**Description of the task**
Output, word for word, every line from the start of the listing down to and including the line that contains "-- (data.south east);"; include nothing else.

"""

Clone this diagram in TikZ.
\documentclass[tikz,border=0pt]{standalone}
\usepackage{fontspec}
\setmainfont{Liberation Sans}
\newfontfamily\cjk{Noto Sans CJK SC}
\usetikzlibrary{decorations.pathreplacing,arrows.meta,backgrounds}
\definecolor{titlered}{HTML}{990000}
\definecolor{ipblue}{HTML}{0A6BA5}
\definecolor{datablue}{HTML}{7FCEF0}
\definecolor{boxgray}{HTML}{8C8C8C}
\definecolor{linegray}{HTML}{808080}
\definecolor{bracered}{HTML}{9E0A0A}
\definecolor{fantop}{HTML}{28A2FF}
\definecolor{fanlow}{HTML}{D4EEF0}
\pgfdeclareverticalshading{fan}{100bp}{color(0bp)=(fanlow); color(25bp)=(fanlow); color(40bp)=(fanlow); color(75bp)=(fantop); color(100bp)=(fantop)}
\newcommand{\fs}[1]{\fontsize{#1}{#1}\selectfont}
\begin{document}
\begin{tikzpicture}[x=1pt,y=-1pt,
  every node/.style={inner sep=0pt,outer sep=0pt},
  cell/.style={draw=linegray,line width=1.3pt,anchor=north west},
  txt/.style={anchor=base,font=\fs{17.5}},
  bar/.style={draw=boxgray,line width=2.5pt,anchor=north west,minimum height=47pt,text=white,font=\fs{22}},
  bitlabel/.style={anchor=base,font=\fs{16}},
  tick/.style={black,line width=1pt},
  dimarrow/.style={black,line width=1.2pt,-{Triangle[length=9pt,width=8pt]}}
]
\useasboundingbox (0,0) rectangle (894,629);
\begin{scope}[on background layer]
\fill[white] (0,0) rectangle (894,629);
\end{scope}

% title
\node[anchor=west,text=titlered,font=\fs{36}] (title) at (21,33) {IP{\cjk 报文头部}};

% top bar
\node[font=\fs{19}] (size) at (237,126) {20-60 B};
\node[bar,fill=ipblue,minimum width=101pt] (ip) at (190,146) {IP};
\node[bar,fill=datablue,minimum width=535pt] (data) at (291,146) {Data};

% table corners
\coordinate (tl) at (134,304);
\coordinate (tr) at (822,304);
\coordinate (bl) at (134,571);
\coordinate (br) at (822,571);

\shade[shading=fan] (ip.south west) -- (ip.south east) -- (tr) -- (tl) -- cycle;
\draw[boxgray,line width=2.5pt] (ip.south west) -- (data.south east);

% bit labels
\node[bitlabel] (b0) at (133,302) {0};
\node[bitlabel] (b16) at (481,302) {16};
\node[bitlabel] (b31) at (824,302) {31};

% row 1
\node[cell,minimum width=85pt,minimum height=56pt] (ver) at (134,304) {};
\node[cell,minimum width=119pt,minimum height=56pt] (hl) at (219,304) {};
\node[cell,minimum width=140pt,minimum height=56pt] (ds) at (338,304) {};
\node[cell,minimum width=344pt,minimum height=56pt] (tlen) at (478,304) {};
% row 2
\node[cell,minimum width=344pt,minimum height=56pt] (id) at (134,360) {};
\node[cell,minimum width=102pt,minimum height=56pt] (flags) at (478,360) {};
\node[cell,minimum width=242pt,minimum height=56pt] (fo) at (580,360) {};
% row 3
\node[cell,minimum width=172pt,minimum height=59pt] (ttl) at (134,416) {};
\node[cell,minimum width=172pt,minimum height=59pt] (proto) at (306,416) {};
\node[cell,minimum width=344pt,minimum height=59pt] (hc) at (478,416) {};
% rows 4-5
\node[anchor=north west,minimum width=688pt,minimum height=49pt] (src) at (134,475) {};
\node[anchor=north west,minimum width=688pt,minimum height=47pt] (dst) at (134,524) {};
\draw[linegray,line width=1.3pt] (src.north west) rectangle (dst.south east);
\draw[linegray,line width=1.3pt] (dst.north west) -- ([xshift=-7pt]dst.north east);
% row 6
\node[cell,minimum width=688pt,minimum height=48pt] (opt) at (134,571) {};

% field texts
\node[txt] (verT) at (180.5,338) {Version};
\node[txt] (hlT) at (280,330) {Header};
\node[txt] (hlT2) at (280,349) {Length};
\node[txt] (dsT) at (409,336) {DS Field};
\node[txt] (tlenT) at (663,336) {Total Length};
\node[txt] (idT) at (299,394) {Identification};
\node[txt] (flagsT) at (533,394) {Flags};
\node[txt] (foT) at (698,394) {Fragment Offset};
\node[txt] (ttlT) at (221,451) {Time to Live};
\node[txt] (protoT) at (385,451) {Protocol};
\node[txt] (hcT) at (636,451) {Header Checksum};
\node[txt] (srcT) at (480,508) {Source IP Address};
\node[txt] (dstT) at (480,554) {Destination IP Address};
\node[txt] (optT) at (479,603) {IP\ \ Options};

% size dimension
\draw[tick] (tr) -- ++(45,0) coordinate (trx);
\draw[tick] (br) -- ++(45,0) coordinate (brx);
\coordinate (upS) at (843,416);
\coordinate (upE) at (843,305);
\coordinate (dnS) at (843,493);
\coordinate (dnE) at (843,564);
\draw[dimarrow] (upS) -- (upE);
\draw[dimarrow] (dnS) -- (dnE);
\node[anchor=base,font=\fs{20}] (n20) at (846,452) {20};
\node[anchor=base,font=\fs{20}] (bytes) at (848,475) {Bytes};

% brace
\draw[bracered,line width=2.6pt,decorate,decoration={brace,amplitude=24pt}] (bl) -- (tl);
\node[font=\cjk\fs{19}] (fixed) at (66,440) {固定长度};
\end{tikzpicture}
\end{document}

"""

**In response**
Clone this diagram in TikZ.
\documentclass[tikz,border=0pt]{standalone}
\usepackage{fontspec}
\setmainfont{Liberation Sans}
\newfontfamily\cjk{Noto Sans CJK SC}
\usetikzlibrary{decorations.pathreplacing,arrows.meta,backgrounds}
\definecolor{titlered}{HTML}{990000}
\definecolor{ipblue}{HTML}{0A6BA5}
\definecolor{datablue}{HTML}{7FCEF0}
\definecolor{boxgray}{HTML}{8C8C8C}
\definecolor{linegray}{HTML}{808080}
\definecolor{bracered}{HTML}{9E0A0A}
\definecolor{fantop}{HTML}{28A2FF}
\definecolor{fanlow}{HTML}{D4EEF0}
\pgfdeclareverticalshading{fan}{100bp}{color(0bp)=(fanlow); color(25bp)=(fanlow); color(40bp)=(fanlow); color(75bp)=(fantop); color(100bp)=(fantop)}
\newcommand{\fs}[1]{\fontsize{#1}{#1}\selectfont}
\begin{document}
\begin{tikzpicture}[x=1pt,y=-1pt,
  every node/.style={inner sep=0pt,outer sep=0pt},
  cell/.style={draw=linegray,line width=1.3pt,anchor=north west},
  txt/.style={anchor=base,font=\fs{17.5}},
  bar/.style={draw=boxgray,line width=2.5pt,anchor=north west,minimum height=47pt,text=white,font=\fs{22}},
  bitlabel/.style={anchor=base,font=\fs{16}},
  tick/.style={black,line width=1pt},
  dimarrow/.style={black,line width=1.2pt,-{Triangle[length=9pt,width=8pt]}}
]
\useasboundingbox (0,0) rectangle (894,629);
\begin{scope}[on background layer]
\fill[white] (0,0) rectangle (894,629);
\end{scope}

% title
\node[anchor=west,text=titlered,font=\fs{36}] (title) at (21,33) {IP{\cjk 报文头部}};

% top bar
\node[font=\fs{19}] (size) at (237,126) {20-60 B};
\node[bar,fill=ipblue,minimum width=101pt] (ip) at (190,146) {IP};
\node[bar,fill=datablue,minimum width=535pt] (data) at (291,146) {Data};

% table corners
\coordinate (tl) at (134,304);
\coordinate (tr) at (822,304);
\coordinate (bl) at (134,571);
\coordinate (br) at (822,571);

\shade[shading=fan] (ip.south west) -- (ip.south east) -- (tr) -- (tl) -- cycle;
\draw[boxgray,line width=2.5pt] (ip.south west) -- (data.south east);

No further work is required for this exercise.